= Short task =
Pictures stay out; everything else in the records below is copied exactly.

= Material supplied =
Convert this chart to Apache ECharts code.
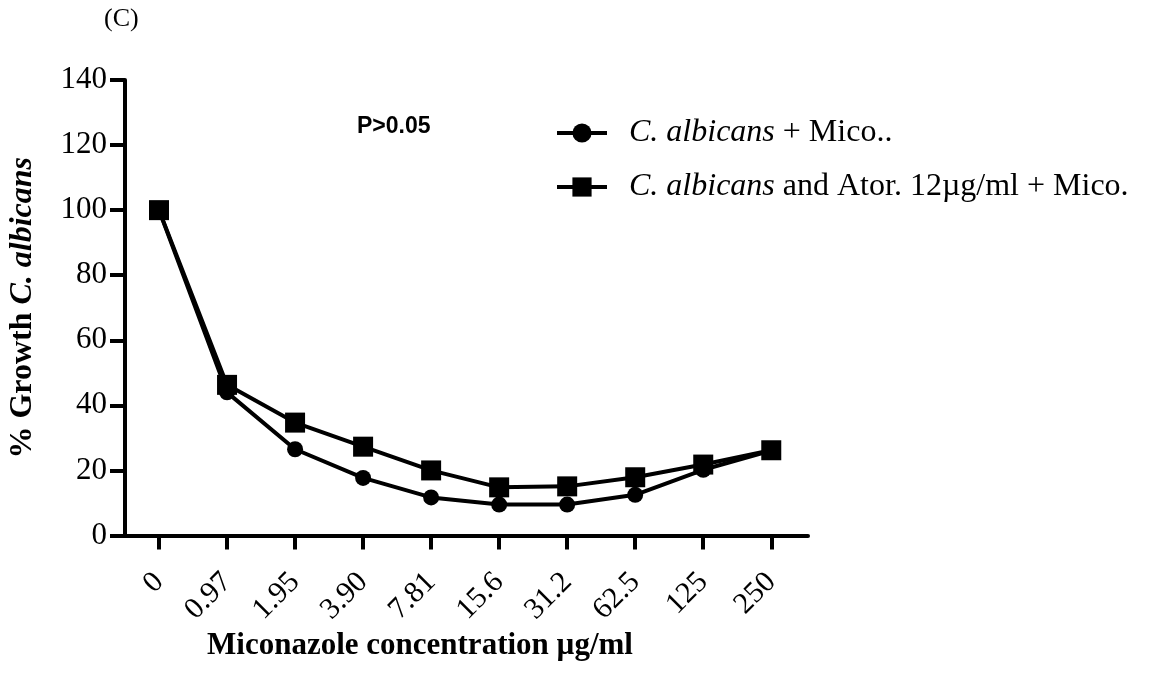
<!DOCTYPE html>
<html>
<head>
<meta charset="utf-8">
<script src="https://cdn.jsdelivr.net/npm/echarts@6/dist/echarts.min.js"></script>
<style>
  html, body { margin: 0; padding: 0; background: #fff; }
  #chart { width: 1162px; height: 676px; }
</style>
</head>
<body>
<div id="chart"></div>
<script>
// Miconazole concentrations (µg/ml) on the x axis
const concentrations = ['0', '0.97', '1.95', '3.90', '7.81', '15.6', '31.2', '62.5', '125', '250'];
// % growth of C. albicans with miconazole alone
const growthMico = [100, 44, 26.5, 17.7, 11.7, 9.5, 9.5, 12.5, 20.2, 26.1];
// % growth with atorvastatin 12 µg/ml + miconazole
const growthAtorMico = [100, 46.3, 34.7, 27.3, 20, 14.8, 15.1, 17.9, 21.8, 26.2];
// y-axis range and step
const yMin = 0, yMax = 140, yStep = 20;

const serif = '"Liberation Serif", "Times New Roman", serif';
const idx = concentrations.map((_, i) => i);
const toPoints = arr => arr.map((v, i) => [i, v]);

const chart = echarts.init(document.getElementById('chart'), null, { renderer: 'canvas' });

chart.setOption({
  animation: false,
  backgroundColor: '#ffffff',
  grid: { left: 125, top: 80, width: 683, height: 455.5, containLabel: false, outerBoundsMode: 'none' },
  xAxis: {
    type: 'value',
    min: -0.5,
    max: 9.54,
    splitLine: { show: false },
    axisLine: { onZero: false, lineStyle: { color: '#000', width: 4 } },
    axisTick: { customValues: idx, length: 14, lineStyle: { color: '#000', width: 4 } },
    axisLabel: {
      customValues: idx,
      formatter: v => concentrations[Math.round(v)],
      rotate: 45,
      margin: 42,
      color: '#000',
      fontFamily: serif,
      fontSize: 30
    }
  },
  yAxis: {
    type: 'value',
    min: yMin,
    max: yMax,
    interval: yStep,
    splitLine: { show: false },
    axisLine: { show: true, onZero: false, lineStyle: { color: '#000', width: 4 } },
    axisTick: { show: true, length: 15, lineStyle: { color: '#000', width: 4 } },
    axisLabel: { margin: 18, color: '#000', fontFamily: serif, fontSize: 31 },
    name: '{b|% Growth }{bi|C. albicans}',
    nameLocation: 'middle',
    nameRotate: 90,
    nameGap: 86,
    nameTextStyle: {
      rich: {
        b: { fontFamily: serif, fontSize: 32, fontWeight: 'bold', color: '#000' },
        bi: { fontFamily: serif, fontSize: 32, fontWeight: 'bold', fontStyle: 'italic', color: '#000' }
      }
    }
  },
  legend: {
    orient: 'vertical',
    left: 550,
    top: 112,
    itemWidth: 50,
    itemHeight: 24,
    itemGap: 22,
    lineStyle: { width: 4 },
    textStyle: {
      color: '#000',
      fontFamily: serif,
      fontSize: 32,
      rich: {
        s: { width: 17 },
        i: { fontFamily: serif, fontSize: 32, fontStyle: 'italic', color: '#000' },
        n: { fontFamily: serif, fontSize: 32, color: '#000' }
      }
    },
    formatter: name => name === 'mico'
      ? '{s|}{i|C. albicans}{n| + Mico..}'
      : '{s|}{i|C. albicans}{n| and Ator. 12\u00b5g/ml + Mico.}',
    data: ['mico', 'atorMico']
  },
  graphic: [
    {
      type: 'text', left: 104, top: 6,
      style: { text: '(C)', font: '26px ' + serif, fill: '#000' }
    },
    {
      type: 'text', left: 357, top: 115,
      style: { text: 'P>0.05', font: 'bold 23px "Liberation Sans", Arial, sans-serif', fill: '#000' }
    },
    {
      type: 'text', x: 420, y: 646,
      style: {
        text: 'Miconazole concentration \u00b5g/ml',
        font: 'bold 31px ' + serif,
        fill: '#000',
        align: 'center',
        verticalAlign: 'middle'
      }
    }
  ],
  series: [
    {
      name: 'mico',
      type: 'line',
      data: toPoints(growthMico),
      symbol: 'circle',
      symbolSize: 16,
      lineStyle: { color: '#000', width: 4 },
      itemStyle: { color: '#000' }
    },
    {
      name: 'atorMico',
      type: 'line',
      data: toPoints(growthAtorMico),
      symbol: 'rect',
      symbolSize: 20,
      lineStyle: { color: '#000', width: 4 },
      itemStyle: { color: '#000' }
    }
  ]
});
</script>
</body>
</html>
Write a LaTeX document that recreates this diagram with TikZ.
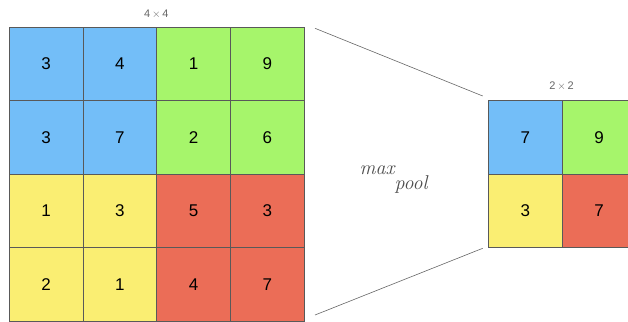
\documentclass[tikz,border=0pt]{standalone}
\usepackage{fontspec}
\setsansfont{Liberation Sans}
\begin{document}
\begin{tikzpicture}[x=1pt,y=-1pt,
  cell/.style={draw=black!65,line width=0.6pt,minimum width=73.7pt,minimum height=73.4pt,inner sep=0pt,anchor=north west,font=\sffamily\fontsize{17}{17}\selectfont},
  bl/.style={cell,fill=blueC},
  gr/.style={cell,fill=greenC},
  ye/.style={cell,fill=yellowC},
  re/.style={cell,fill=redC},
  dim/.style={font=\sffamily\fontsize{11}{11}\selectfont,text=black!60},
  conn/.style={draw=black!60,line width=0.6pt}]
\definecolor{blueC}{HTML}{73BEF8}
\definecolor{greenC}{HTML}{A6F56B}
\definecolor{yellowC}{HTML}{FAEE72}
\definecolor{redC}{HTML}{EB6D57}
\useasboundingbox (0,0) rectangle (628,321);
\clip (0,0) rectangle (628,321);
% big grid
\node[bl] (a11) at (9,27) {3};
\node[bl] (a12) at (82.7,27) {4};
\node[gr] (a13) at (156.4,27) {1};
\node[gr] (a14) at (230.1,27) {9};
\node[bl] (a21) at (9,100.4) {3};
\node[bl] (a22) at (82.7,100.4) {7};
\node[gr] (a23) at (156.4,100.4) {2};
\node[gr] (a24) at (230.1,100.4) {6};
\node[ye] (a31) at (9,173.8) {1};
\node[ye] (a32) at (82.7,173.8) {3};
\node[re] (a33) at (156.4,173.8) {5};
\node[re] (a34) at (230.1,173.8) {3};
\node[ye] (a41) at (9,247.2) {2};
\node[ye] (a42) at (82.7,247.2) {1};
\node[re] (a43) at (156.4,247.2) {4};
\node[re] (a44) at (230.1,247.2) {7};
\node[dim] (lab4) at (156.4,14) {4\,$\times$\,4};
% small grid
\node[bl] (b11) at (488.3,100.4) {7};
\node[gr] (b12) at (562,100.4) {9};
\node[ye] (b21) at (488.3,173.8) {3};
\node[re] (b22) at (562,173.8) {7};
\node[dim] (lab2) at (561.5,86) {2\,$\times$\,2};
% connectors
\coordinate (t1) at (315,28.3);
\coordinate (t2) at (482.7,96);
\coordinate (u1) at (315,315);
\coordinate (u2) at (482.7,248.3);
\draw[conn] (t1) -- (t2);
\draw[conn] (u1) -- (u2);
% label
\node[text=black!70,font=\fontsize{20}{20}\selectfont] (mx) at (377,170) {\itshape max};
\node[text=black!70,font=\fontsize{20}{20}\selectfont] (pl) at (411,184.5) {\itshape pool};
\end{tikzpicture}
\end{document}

= The response =
Convert this chart to Apache ECharts code.
<!DOCTYPE html>
<html>
<head>
<meta charset="utf-8">
<script src="https://cdn.jsdelivr.net/npm/echarts@6/dist/echarts.min.js"></script>
<style>
  html, body { margin: 0; padding: 0; background: #fff; }
  #chart { width: 1162px; height: 676px; }
</style>
</head>
<body>
<div id="chart"></div>
<script>
// Miconazole concentrations (µg/ml) on the x axis
const concentrations = ['0', '0.97', '1.95', '3.90', '7.81', '15.6', '31.2', '62.5', '125', '250'];
// % growth of C. albicans with miconazole alone
const growthMico = [100, 44, 26.5, 17.7, 11.7, 9.5, 9.5, 12.5, 20.2, 26.1];
// % growth with atorvastatin 12 µg/ml + miconazole
const growthAtorMico = [100, 46.3, 34.7, 27.3, 20, 14.8, 15.1, 17.9, 21.8, 26.2];
// y-axis range and step
const yMin = 0, yMax = 140, yStep = 20;

const serif = '"Liberation Serif", "Times New Roman", serif';
const idx = concentrations.map((_, i) => i);
const toPoints = arr => arr.map((v, i) => [i, v]);

const chart = echarts.init(document.getElementById('chart'), null, { renderer: 'canvas' });

chart.setOption({
  animation: false,
  backgroundColor: '#ffffff',
  grid: { left: 125, top: 80, width: 683, height: 455.5, containLabel: false, outerBoundsMode: 'none' },
  xAxis: {
    type: 'value',
    min: -0.5,
    max: 9.54,
    splitLine: { show: false },
    axisLine: { onZero: false, lineStyle: { color: '#000', width: 4 } },
    axisTick: { customValues: idx, length: 14, lineStyle: { color: '#000', width: 4 } },
    axisLabel: {
      customValues: idx,
      formatter: v => concentrations[Math.round(v)],
      rotate: 45,
      margin: 42,
      color: '#000',
      fontFamily: serif,
      fontSize: 30
    }
  },
  yAxis: {
    type: 'value',
    min: yMin,
    max: yMax,
    interval: yStep,
    splitLine: { show: false },
    axisLine: { show: true, onZero: false, lineStyle: { color: '#000', width: 4 } },
    axisTick: { show: true, length: 15, lineStyle: { color: '#000', width: 4 } },
    axisLabel: { margin: 18, color: '#000', fontFamily: serif, fontSize: 31 },
    name: '{b|% Growth }{bi|C. albicans}',
    nameLocation: 'middle',
    nameRotate: 90,
    nameGap: 86,
    nameTextStyle: {
      rich: {
        b: { fontFamily: serif, fontSize: 32, fontWeight: 'bold', color: '#000' },
        bi: { fontFamily: serif, fontSize: 32, fontWeight: 'bold', fontStyle: 'italic', color: '#000' }
      }
    }
  },
  legend: {
    orient: 'vertical',
    left: 550,
    top: 112,
    itemWidth: 50,
    itemHeight: 24,
    itemGap: 22,
    lineStyle: { width: 4 },
    textStyle: {
      color: '#000',
      fontFamily: serif,
      fontSize: 32,
      rich: {
        s: { width: 17 },
        i: { fontFamily: serif, fontSize: 32, fontStyle: 'italic', color: '#000' },
        n: { fontFamily: serif, fontSize: 32, color: '#000' }
      }
    },
    formatter: name => name === 'mico'
      ? '{s|}{i|C. albicans}{n| + Mico..}'
      : '{s|}{i|C. albicans}{n| and Ator. 12\u00b5g/ml + Mico.}',
    data: ['mico', 'atorMico']
  },
  graphic: [
    {
      type: 'text', left: 104, top: 6,
      style: { text: '(C)', font: '26px ' + serif, fill: '#000' }
    },
    {
      type: 'text', left: 357, top: 115,
      style: { text: 'P>0.05', font: 'bold 23px "Liberation Sans", Arial, sans-serif', fill: '#000' }
    },
    {
      type: 'text', x: 420, y: 646,
      style: {
        text: 'Miconazole concentration \u00b5g/ml',
        font: 'bold 31px ' + serif,
        fill: '#000',
        align: 'center',
        verticalAlign: 'middle'
      }
    }
  ],
  series: [
    {
      name: 'mico',
      type: 'line',
      data: toPoints(growthMico),
      symbol: 'circle',
      symbolSize: 16,
      lineStyle: { color: '#000', width: 4 },
      itemStyle: { color: '#000' }
    },
    {
      name: 'atorMico',
      type: 'line',
      data: toPoints(growthAtorMico),
      symbol: 'rect',
      symbolSize: 20,
      lineStyle: { color: '#000', width: 4 },
      itemStyle: { color: '#000' }
    }
  ]
});
</script>
</body>
</html>
Write a LaTeX document that recreates this diagram with TikZ.
\documentclass[tikz,border=0pt]{standalone}
\usepackage{fontspec}
\setsansfont{Liberation Sans}
\begin{document}
\begin{tikzpicture}[x=1pt,y=-1pt,
  cell/.style={draw=black!65,line width=0.6pt,minimum width=73.7pt,minimum height=73.4pt,inner sep=0pt,anchor=north west,font=\sffamily\fontsize{17}{17}\selectfont},
  bl/.style={cell,fill=blueC},
  gr/.style={cell,fill=greenC},
  ye/.style={cell,fill=yellowC},
  re/.style={cell,fill=redC},
  dim/.style={font=\sffamily\fontsize{11}{11}\selectfont,text=black!60},
  conn/.style={draw=black!60,line width=0.6pt}]
\definecolor{blueC}{HTML}{73BEF8}
\definecolor{greenC}{HTML}{A6F56B}
\definecolor{yellowC}{HTML}{FAEE72}
\definecolor{redC}{HTML}{EB6D57}
\useasboundingbox (0,0) rectangle (628,321);
\clip (0,0) rectangle (628,321);
% big grid
\node[bl] (a11) at (9,27) {3};
\node[bl] (a12) at (82.7,27) {4};
\node[gr] (a13) at (156.4,27) {1};
\node[gr] (a14) at (230.1,27) {9};
\node[bl] (a21) at (9,100.4) {3};
\node[bl] (a22) at (82.7,100.4) {7};
\node[gr] (a23) at (156.4,100.4) {2};
\node[gr] (a24) at (230.1,100.4) {6};
\node[ye] (a31) at (9,173.8) {1};
\node[ye] (a32) at (82.7,173.8) {3};
\node[re] (a33) at (156.4,173.8) {5};
\node[re] (a34) at (230.1,173.8) {3};
\node[ye] (a41) at (9,247.2) {2};
\node[ye] (a42) at (82.7,247.2) {1};
\node[re] (a43) at (156.4,247.2) {4};
\node[re] (a44) at (230.1,247.2) {7};
\node[dim] (lab4) at (156.4,14) {4\,$\times$\,4};
% small grid
\node[bl] (b11) at (488.3,100.4) {7};
\node[gr] (b12) at (562,100.4) {9};
\node[ye] (b21) at (488.3,173.8) {3};
\node[re] (b22) at (562,173.8) {7};
\node[dim] (lab2) at (561.5,86) {2\,$\times$\,2};
% connectors
\coordinate (t1) at (315,28.3);
\coordinate (t2) at (482.7,96);
\coordinate (u1) at (315,315);
\coordinate (u2) at (482.7,248.3);
\draw[conn] (t1) -- (t2);
\draw[conn] (u1) -- (u2);
% label
\node[text=black!70,font=\fontsize{20}{20}\selectfont] (mx) at (377,170) {\itshape max};
\node[text=black!70,font=\fontsize{20}{20}\selectfont] (pl) at (411,184.5) {\itshape pool};
\end{tikzpicture}
\end{document}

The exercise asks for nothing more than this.